> [What to do] Below are entries to be transcribed exactly; exclude the pictures from the copy.

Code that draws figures
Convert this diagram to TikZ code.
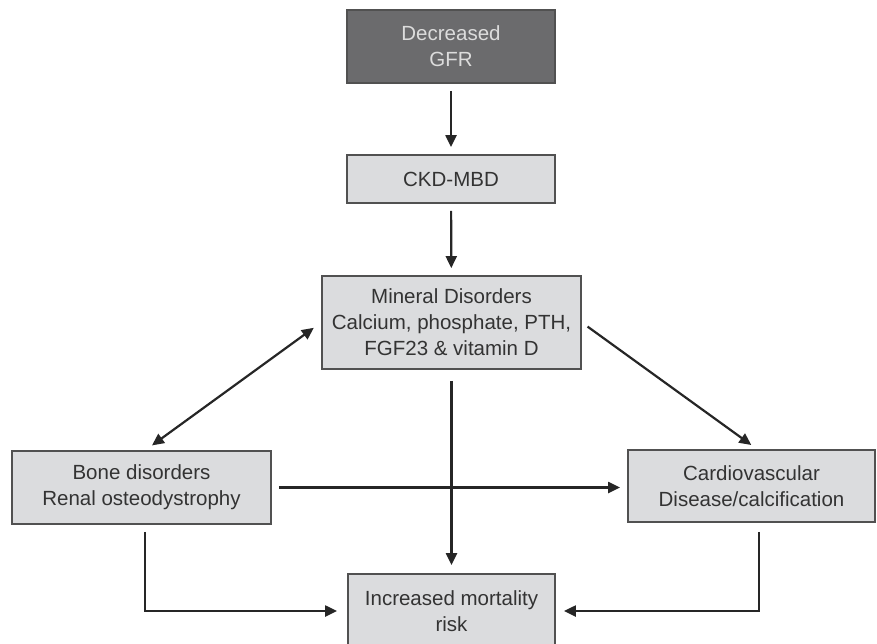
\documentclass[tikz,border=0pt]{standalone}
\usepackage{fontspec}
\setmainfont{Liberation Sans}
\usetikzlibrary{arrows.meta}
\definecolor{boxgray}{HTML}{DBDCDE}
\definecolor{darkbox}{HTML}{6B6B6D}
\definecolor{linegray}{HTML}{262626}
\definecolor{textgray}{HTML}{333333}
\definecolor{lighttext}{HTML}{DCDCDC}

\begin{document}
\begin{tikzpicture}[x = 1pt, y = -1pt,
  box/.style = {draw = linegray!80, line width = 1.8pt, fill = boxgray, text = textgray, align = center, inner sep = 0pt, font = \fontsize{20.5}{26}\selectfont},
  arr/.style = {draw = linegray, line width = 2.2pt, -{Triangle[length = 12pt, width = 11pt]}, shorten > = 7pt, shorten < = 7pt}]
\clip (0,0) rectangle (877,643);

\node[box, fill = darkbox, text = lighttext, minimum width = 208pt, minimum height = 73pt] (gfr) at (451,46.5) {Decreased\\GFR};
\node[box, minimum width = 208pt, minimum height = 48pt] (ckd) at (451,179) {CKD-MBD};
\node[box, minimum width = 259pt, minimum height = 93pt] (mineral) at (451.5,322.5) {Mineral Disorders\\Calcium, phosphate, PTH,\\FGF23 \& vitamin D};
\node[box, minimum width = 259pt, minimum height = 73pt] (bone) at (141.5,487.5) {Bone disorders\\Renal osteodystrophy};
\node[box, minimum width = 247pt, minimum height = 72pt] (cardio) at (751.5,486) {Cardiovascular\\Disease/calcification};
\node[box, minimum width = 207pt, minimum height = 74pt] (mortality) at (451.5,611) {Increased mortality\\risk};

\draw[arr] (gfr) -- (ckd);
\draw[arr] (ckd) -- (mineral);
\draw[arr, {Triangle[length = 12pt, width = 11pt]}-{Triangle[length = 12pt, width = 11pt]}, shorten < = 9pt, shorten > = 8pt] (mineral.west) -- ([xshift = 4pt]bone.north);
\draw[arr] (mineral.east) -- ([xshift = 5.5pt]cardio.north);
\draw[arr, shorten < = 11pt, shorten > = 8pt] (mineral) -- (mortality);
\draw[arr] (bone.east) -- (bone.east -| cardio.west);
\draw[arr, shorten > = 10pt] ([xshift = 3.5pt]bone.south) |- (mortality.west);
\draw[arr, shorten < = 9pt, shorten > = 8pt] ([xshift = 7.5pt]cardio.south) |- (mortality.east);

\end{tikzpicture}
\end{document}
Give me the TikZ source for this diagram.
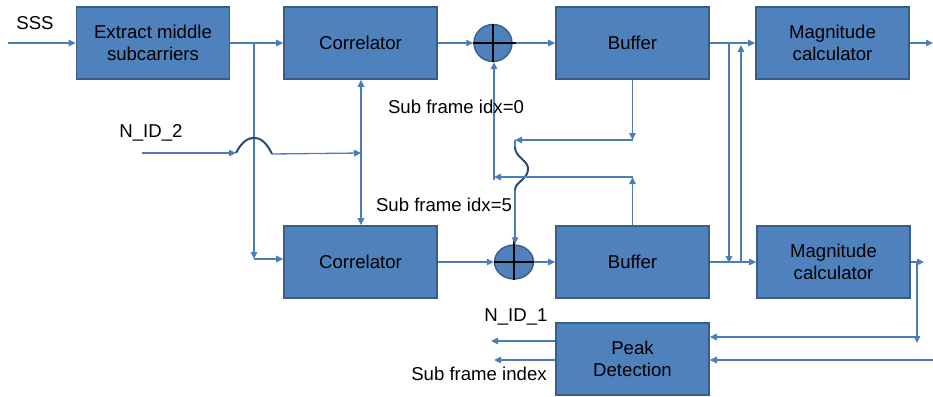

> [Final result]
Convert this diagram to TikZ code.
\documentclass[tikz,border=0pt]{standalone}
\usepackage{fontspec}
\setmainfont{Liberation Sans}
\usetikzlibrary{arrows.meta}
\definecolor{boxgray}{HTML}{DBDCDE}
\definecolor{darkbox}{HTML}{6B6B6D}
\definecolor{linegray}{HTML}{262626}
\definecolor{textgray}{HTML}{333333}
\definecolor{lighttext}{HTML}{DCDCDC}

\begin{document}
\begin{tikzpicture}[x = 1pt, y = -1pt,
  box/.style = {draw = linegray!80, line width = 1.8pt, fill = boxgray, text = textgray, align = center, inner sep = 0pt, font = \fontsize{20.5}{26}\selectfont},
  arr/.style = {draw = linegray, line width = 2.2pt, -{Triangle[length = 12pt, width = 11pt]}, shorten > = 7pt, shorten < = 7pt}]
\clip (0,0) rectangle (877,643);

\node[box, fill = darkbox, text = lighttext, minimum width = 208pt, minimum height = 73pt] (gfr) at (451,46.5) {Decreased\\GFR};
\node[box, minimum width = 208pt, minimum height = 48pt] (ckd) at (451,179) {CKD-MBD};
\node[box, minimum width = 259pt, minimum height = 93pt] (mineral) at (451.5,322.5) {Mineral Disorders\\Calcium, phosphate, PTH,\\FGF23 \& vitamin D};
\node[box, minimum width = 259pt, minimum height = 73pt] (bone) at (141.5,487.5) {Bone disorders\\Renal osteodystrophy};
\node[box, minimum width = 247pt, minimum height = 72pt] (cardio) at (751.5,486) {Cardiovascular\\Disease/calcification};
\node[box, minimum width = 207pt, minimum height = 74pt] (mortality) at (451.5,611) {Increased mortality\\risk};

\draw[arr] (gfr) -- (ckd);
\draw[arr] (ckd) -- (mineral);
\draw[arr, {Triangle[length = 12pt, width = 11pt]}-{Triangle[length = 12pt, width = 11pt]}, shorten < = 9pt, shorten > = 8pt] (mineral.west) -- ([xshift = 4pt]bone.north);
\draw[arr] (mineral.east) -- ([xshift = 5.5pt]cardio.north);
\draw[arr, shorten < = 11pt, shorten > = 8pt] (mineral) -- (mortality);
\draw[arr] (bone.east) -- (bone.east -| cardio.west);
\draw[arr, shorten > = 10pt] ([xshift = 3.5pt]bone.south) |- (mortality.west);
\draw[arr, shorten < = 9pt, shorten > = 8pt] ([xshift = 7.5pt]cardio.south) |- (mortality.east);

\end{tikzpicture}
\end{document}
Give me the TikZ source for this diagram.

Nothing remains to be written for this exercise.